もし壁面緑化が可能であれば、日光の当たる壁面を緑化することにより、壁の温度を大幅に抑えることが可能となります。
■エアコンの上手な使用
(1)
2週間に1度はフィルターの清掃を行いましょう。内部のフィルターが目詰まりしているエアコンでは冷暖房の効率が悪くなり、余分な電力を消費してしまいます。フィルターをきれいにすることで、冷房では約4%、暖房では約6%の消費電力の削減になると言われています。
(2)
室外機の吹出口の前に自転車や植木鉢などを置いていないか確認しましょう。吹出口の前に物を置くとの熱交換の効率が悪くなります。また、室外機本体に直射日光があたって熱されると効率が悪くなります。専用のカバーで覆ったり、葦簀(よしず)で直射日光をさえぎると効果的です。
(3)
風量設定は「自動」モードにしましょう。エアコンは、つけ始めの時に最も電力を消費します。
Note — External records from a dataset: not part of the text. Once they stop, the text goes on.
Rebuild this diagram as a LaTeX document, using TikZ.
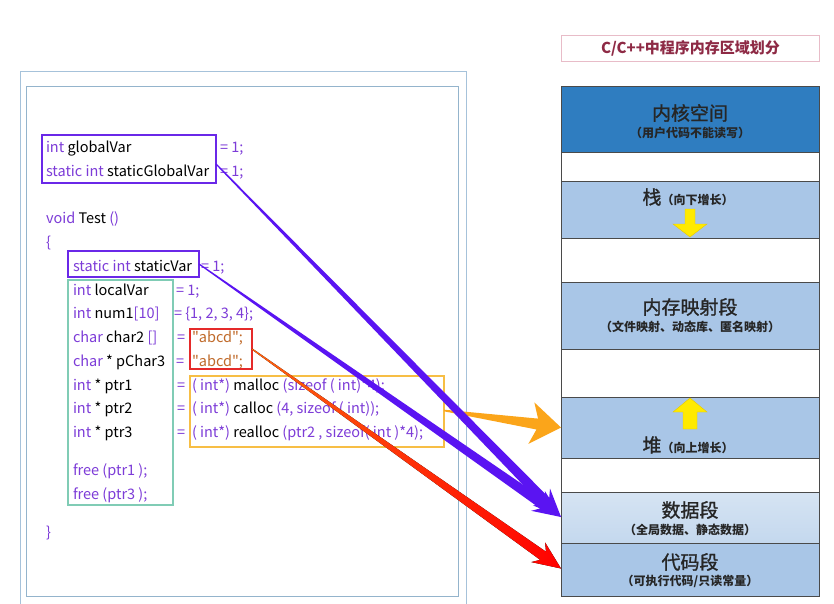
\documentclass[tikz,border=0pt]{standalone}
\usepackage{fontspec}
\setmainfont{Noto Sans CJK SC}
\newfontfamily\codefont{Noto Sans CJK SC}
\newfontfamily\headfont{Noto Sans CJK SC}[FakeBold=1.2]
\usetikzlibrary{calc}
\definecolor{kw}{HTML}{7D3CD8}
\definecolor{strc}{HTML}{C06A2A}
\definecolor{boxp}{HTML}{6A28E8}
\definecolor{arrp}{HTML}{5A14F2}
\definecolor{tealc}{HTML}{80CCB5}
\definecolor{boxr}{HTML}{E52A2A}
\definecolor{boxo}{HTML}{F7BE45}
\definecolor{framea}{HTML}{A6C2DA}
\definecolor{frameb}{HTML}{94B4CC}
\definecolor{darkseg}{HTML}{2F7DC0}
\definecolor{lightseg}{HTML}{A9C6E7}
\definecolor{dataseg}{HTML}{C4D8EE}
\definecolor{segline}{HTML}{4A4A4A}
\definecolor{titlec}{HTML}{8E2A45}
\definecolor{titleb}{HTML}{E8BCC8}
\definecolor{arro}{HTML}{FBA51A}
\definecolor{yel}{HTML}{FFEA00}
\definecolor{yeld}{HTML}{E8C800}
\newcommand\kw[1]{\textcolor{kw}{#1}}
\newcommand\st[1]{\textcolor{strc}{#1}}
% #1 start, #2 tip, #3 fill options, #4 start half width, #5 shaft end half width,
% #6 shaft end distance from tip, #7 head half width, #8 barb distance from tip
\newcommand\taperarrow[8]{%
  \coordinate (th) at ($(#2)!#6!(#1)$);
  \coordinate (tb) at ($(#2)!#8!(#1)$);
  \fill[#3] ($(#1)!#4!90:(#2)$) -- ($(th)!#5!90:(#2)$) -- ($(tb)!#7!90:(#2)$) -- (#2)
    -- ($(tb)!#7!-90:(#2)$) -- ($(th)!#5!-90:(#2)$) -- ($(#1)!#4!-90:(#2)$) -- cycle;
}
\tikzset{
  code/.style={anchor=base west, inner sep=0pt, outer sep=0pt, font=\codefont\fontsize{14.5}{16}\selectfont, text=black},
  cbox/.style={anchor=north west, inner sep=0pt, outer sep=0pt, line width=1.6pt},
  seg/.style={draw=segline, line width=1pt, anchor=north west, minimum width=258pt, inner sep=0pt, outer sep=0pt},
  htext/.style={inner sep=0pt, font=\headfont\fontsize{19}{21}\selectfont, text=black!85},
  stext/.style={inner sep=0pt, font=\fontsize{12}{14}\selectfont\bfseries, text=black!85},
  yarrow/.style={fill=yel, draw=yeld, line width=0.4pt},
}
\begin{document}
\begin{tikzpicture}[x=1pt,y=-1pt]
\useasboundingbox (0,0) rectangle (834,604);
\fill[white] (0,0) rectangle (834,604);
% frames
\draw[framea, line width=1pt] (20,72) -- (466,72) -- (466,606) (20,606) -- (20,72);
\draw[frameb, line width=1pt] (26,87) rectangle (458,596);
% title
\node[draw=titleb, line width=1pt, anchor=north west, minimum width=258pt, minimum height=26pt, inner sep=0pt,
      text=titlec, font=\fontsize{15}{17}\selectfont\bfseries] (title) at (561,35) {C/C++中程序内存区域划分};
% memory segments
\node[seg, fill=darkseg, minimum height=66pt] (kern) at (561,87) {};
\node[seg, fill=white, minimum height=28pt] (g1) at (561,153) {};
\node[seg, fill=lightseg, minimum height=57pt] (stack) at (561,181) {};
\node[seg, fill=white, minimum height=44pt] (g2) at (561,238) {};
\node[seg, fill=lightseg, minimum height=67pt] (mmap) at (561,282) {};
\node[seg, fill=white, minimum height=48pt] (g3) at (561,349) {};
\node[seg, fill=lightseg, minimum height=61pt] (heap) at (561,397) {};
\node[seg, fill=white, minimum height=34pt] (g4) at (561,458) {};
\node[seg, top color=dataseg!70!white, bottom color=dataseg, minimum height=51pt] (data) at (561,492) {};
\node[seg, fill=lightseg, minimum height=53pt] (code) at (561,543) {};
% segment texts
\node[htext] (kt) at (690,113) {内核空间};
\node[stext] (ks) at (690,133) {（用户代码不能读写）};
\node[inner sep=0pt, text=black!85] (st) at (688,197) {{\headfont\fontsize{19}{21}\selectfont 栈}{\fontsize{12}{14}\selectfont\bfseries （向下增长）}};
\node[htext] (mt) at (690,307) {内存映射段};
\node[stext] (ms) at (690,327) {（文件映射、动态库、匿名映射）};
\node[inner sep=0pt, text=black!85] (ht) at (688,445) {{\headfont\fontsize{19}{21}\selectfont 堆}{\fontsize{12}{14}\selectfont\bfseries （向上增长）}};
\node[htext] (dt) at (690,510) {数据段};
\node[stext] (ds) at (690,530) {（全局数据、静态数据）};
\node[htext] (ct) at (690,562) {代码段};
\node[stext] (cs) at (690,581) {（可执行代码/只读常量）};
% yellow growth arrows
\draw[yarrow] (685,209) -- (695,209) -- (695,224) -- (707,224) -- (690,237) -- (673,224) -- (685,224) -- cycle;
\draw[yarrow] (690,398) -- (707,412) -- (697,412) -- (697,429) -- (683,429) -- (683,412) -- (673,412) -- cycle;
% code text
\node[code] (c1) at (46,153) {\kw{int} globalVar};
\node[code] (e1) at (220,153) {\kw{= 1;}};
\node[code] (c2) at (46,176) {\kw{static int} staticGlobalVar};
\node[code] (e2) at (220,176) {\kw{= 1;}};
\node[code] (c3) at (46,223) {\kw{void} Test \kw{()}};
\node[code] (c4) at (46,247) {\kw{\{}};
\node[code] (c5) at (73,271) {\kw{static int} staticVar};
\node[code] (e5) at (201,271) {\kw{= 1;}};
\node[code] (c6) at (73,295) {\kw{int} localVar};
\node[code] (e6) at (176,295) {\kw{= 1;}};
\node[code] (c7) at (73,318) {\kw{int} num1\kw{[10]}};
\node[code] (e7) at (174,318) {\kw{= \{1, 2, 3, 4\};}};
\node[code] (c8) at (73,342) {\kw{char} char2 \kw{[]}};
\node[code] (e8) at (177,342) {\kw{=}};
\node[code] (s8) at (192,342) {\st{"abcd";}};
\node[code] (c9) at (73,366) {\kw{char} * pChar3};
\node[code] (e9) at (176,366) {\kw{=}};
\node[code] (s9) at (192,366) {\st{"abcd";}};
\node[code] (c10) at (73,390) {\kw{int} * ptr1};
\node[code] (e10) at (177,390) {\kw{=}};
\node[code] (r10) at (192,390) {\kw{( int*)} malloc \kw{(sizeof ( int)*4);}};
\node[code] (c11) at (73,413) {\kw{int} * ptr2};
\node[code] (e11) at (177,413) {\kw{=}};
\node[code] (r11) at (192,413) {\kw{( int*)} calloc \kw{(4, sizeof ( int));}};
\node[code] (c12) at (73,437) {\kw{int} * ptr3};
\node[code] (e12) at (177,437) {\kw{=}};
\node[code] (r12) at (192,437) {\kw{( int*)} realloc \kw{(ptr2 , sizeof( int )*4);}};
\node[code] (c13) at (73,475) {\kw{free (ptr1 );}};
\node[code] (c14) at (73,499) {\kw{free (ptr3 );}};
\node[code] (c15) at (46,537) {\kw{\}}};
% highlight boxes
\node[cbox, draw=boxp, minimum width=174pt, minimum height=48pt] (gbox) at (42,135) {};
\node[cbox, draw=boxp, minimum width=131pt, minimum height=26pt] (sbox) at (68,251) {};
\node[cbox, draw=tealc, line width=1.3pt, minimum width=105pt, minimum height=225pt] (tbox) at (68,280) {};
\node[cbox, draw=boxr, minimum width=62pt, minimum height=40pt] (rbox) at (190,329) {};
\node[cbox, draw=boxo, line width=1.3pt, minimum width=254pt, minimum height=71pt] (obox) at (190,376) {};
% connectors
\coordinate (p1s) at ($(gbox.east)+(0,5)$);
\coordinate (p2s) at (sbox.east);
\coordinate (os) at ($(obox.east)+(0,-1)$);
\coordinate (rs) at (rbox.east);
\coordinate (dtip) at ($(data.west)+(0,-0.5)$);
\coordinate (htip) at (heap.west);
\coordinate (ctip) at ($(code.west)+(0,-1)$);
\taperarrow{os}{htip}{arro}{0.8pt}{5.5pt}{24pt}{21pt}{30pt}
\taperarrow{rs}{ctip}{left color=arro!60!red, middle color=red, right color=red}{0.6pt}{5pt}{22pt}{12pt}{28pt}
\taperarrow{p2s}{dtip}{arrp}{0.6pt}{5pt}{22pt}{12pt}{28pt}
\taperarrow{p1s}{dtip}{arrp}{0.6pt}{5pt}{22pt}{12pt}{28pt}
\end{tikzpicture}
\end{document}
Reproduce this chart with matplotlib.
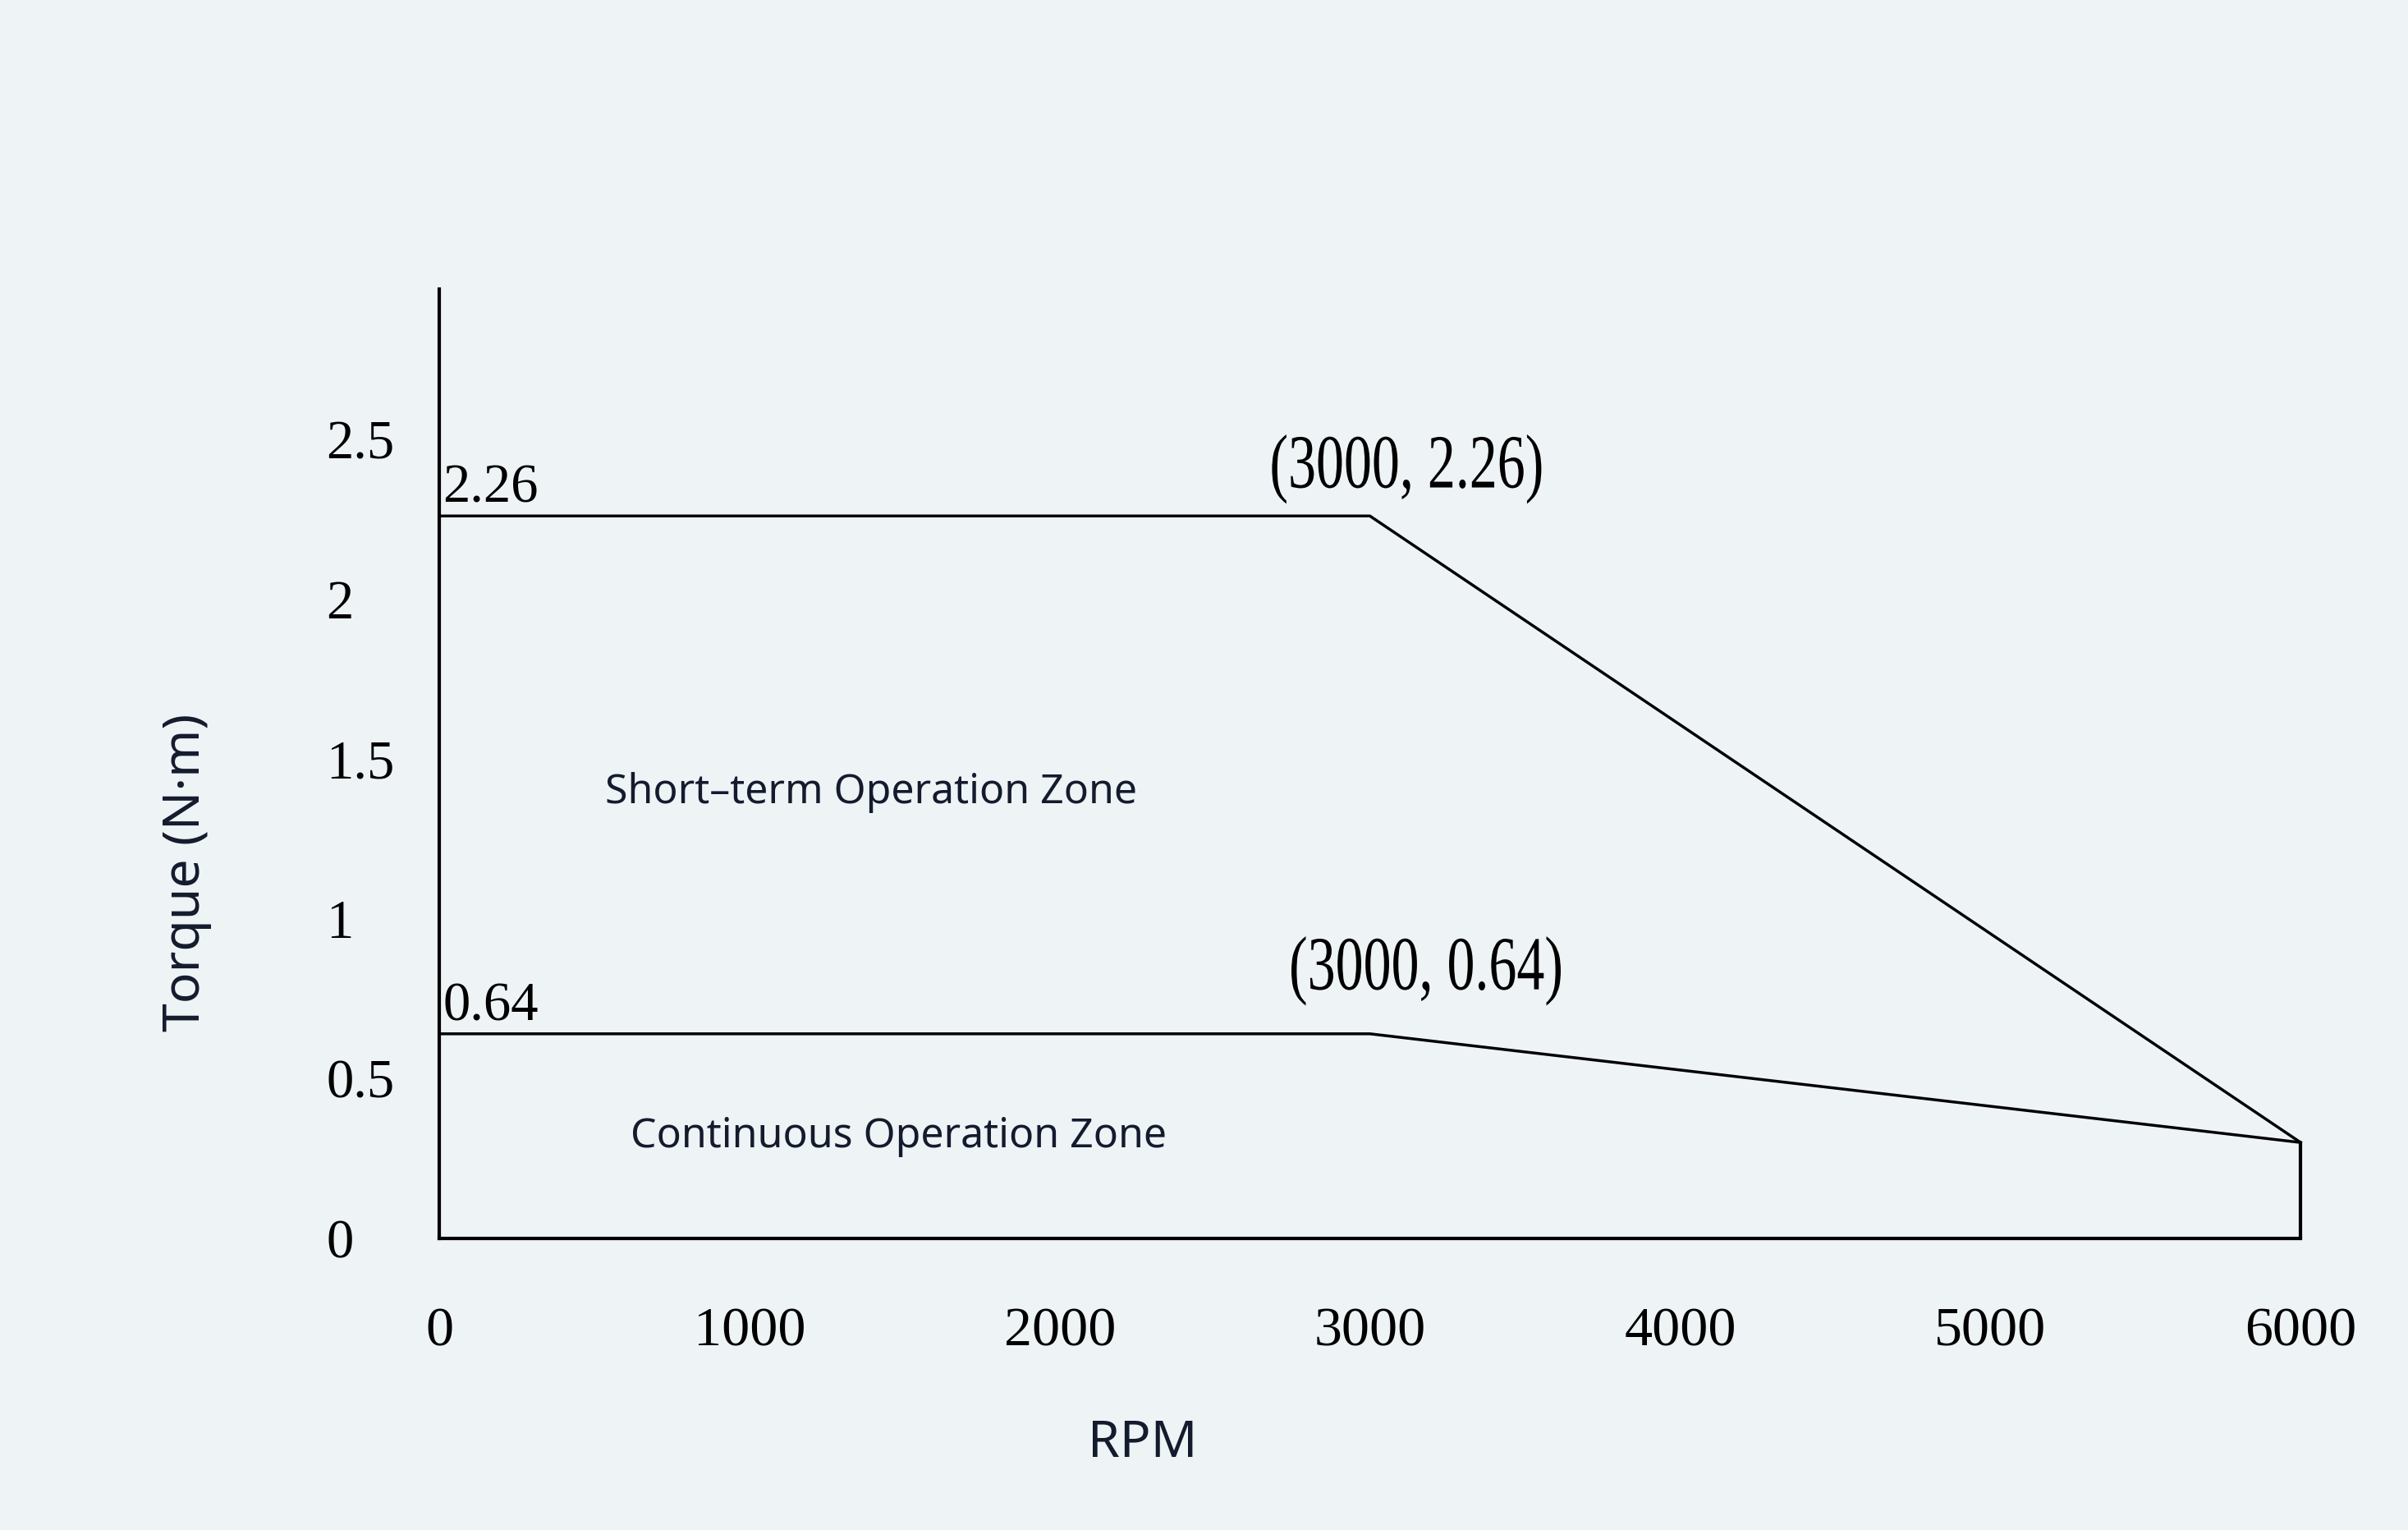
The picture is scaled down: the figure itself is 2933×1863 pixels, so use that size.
import matplotlib
matplotlib.use('Agg')
import matplotlib.pyplot as plt
from matplotlib.patheffects import AbstractPathEffect
from matplotlib.transforms import Affine2D

# torque curve corners (RPM, N·m)
rpm = [0, 3000, 6000]
short_term = [2.26, 2.26, 0.30]
continuous = [0.64, 0.64, 0.30]

rpm_ticks = [0, 1000, 2000, 3000, 4000, 5000, 6000]
torque_ticks = [0, 0.5, 1, 1.5, 2, 2.5]
torque_tick_labels = ['0', '0.5', '1', '1.5', '2', '2.5']

BG = '#eef3f6'
NAVY = '#141b2d'
SERIF = 'Liberation Serif'
SANS = 'Noto Sans'


class Squeeze(AbstractPathEffect):
    """narrow a text horizontally around its own centre"""
    def __init__(self, sx):
        super().__init__()
        self.sx = sx

    def draw_path(self, renderer, gc, tpath, affine, rgbFace=None):
        ext = tpath.get_extents()
        cx = (ext.x0 + ext.x1) / 2
        t = Affine2D().translate(-cx, 0).scale(self.sx, 1).translate(cx, 0) + affine
        renderer.draw_path(gc, tpath, t, rgbFace)


fig = plt.figure(figsize=(29.33, 18.63), dpi=100, facecolor=BG)
ax = fig.add_axes([0.1824, 0.1906, 0.773, 0.6205])
ax.set_facecolor(BG)

ax.plot(rpm, short_term, color='black', lw=2.5, clip_on=False)
ax.plot(rpm, continuous, color='black', lw=2.5, clip_on=False)
ax.vlines(rpm[-1], 0, continuous[-1], color='black', lw=3, clip_on=False)

ax.set_xlim(0, 6000)
ax.set_ylim(0, 2.97)
for s in ['top', 'right']:
    ax.spines[s].set_visible(False)
for s in ['left', 'bottom']:
    ax.spines[s].set_linewidth(3)
    ax.spines[s].set_color('black')

ax.set_xticks(rpm_ticks)
ax.set_xticklabels([str(v) for v in rpm_ticks], fontfamily=SERIF, fontsize=49)
ax.tick_params(axis='x', length=0, pad=60)

ax.set_yticks(torque_ticks)
ax.set_yticklabels(torque_tick_labels, fontfamily=SERIF, fontsize=48, ha='left')
ax.tick_params(axis='y', length=0, pad=99)

# values at the left edge
ax.annotate(f'{short_term[0]:.2f}', xy=(rpm[0], short_term[0]), xytext=(3, 12),
            textcoords='offset points', ha='left', va='baseline',
            fontfamily=SERIF, fontsize=48)
ax.annotate(f'{continuous[0]:.2f}', xy=(rpm[0], continuous[0]), xytext=(3, 12),
            textcoords='offset points', ha='left', va='baseline',
            fontfamily=SERIF, fontsize=48)

# corner annotations
ax.annotate(f'({rpm[1]}, {short_term[1]:.2f})', xy=(rpm[1], short_term[1]), xytext=(32, 25),
            textcoords='offset points', ha='center', va='baseline',
            fontfamily=SERIF, fontsize=67, path_effects=[Squeeze(0.73)])
ax.annotate(f'({rpm[1]}, {continuous[1]:.2f})', xy=(rpm[1], continuous[1]), xytext=(49, 39),
            textcoords='offset points', ha='center', va='baseline',
            fontfamily=SERIF, fontsize=67, path_effects=[Squeeze(0.73)])

# zone names
ax.text(0.232, 0.47, 'Short\u2013term Operation Zone', transform=ax.transAxes,
        ha='center', va='center', fontfamily=SANS, fontsize=36, color=NAVY)
ax.text(0.247, 0.107, 'Continuous Operation Zone', transform=ax.transAxes,
        ha='center', va='center', fontfamily=SANS, fontsize=36, color=NAVY)

fig.text(227 / 2933, 1 - 1062 / 1863, 'Torque (N·m)', rotation=90, ha='center', va='center',
         fontfamily=SANS, fontsize=45, color=NAVY)
fig.text(1392 / 2933, 1 - 1758 / 1863, 'RPM', ha='center', va='center',
         fontfamily=SANS, fontsize=45, color=NAVY)

fig.savefig('out.png', dpi=100, facecolor=BG)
設定温度に達するまでは電力を大きく使い、一定温度に達したあとはそれを保つための運転に切り替わり、消費電力が小さくなります。
(4)
扇風機や換気扇を活用しよう。扇風機により、風や空気の流れを起こし、暑い空気を滞留させない工夫と窓の開放や換気扇によって風通しをよくすることにより、エアコンだけを使用するよりも涼しくなります。
(5)
古いエアコンは買い替えよう。エアコンは古いものより新しいものの方が省エネ性能が高くなっています。エネルギー効率は、1980年代のものとくらべて約2倍に向上しています。最新のエアコンに交換すると省エネと電気代節約につながります。
■その他に有効な夏の電気代の節約の方法
(1)
夏は、電気機器の温度設定を下げましょう。温水器の温度設定を低めに、便座暖房はオフ、ウォシュレットの洗浄温度は低めにすることが有効です。
(2)
これから新築、改築、リフォーム等をお考えの方は、家全体の遮熱、遮熱複層ガラスの導入、屋根裏や床下の換気口の設置による省エネ住宅を検討しましょう。
夏の冷房運転時には、設定温度を1℃高く設定することで消費電力を約13%減らすことができ、年間のCO2排出量を7.8kg減らすことができます。今年の夏は猛暑になると予想されています。暑さ対策により電気代節約に取り組みましょう。
※ 熱中症予防のため、暑いときは無理をせずエアコンを使用しましょう。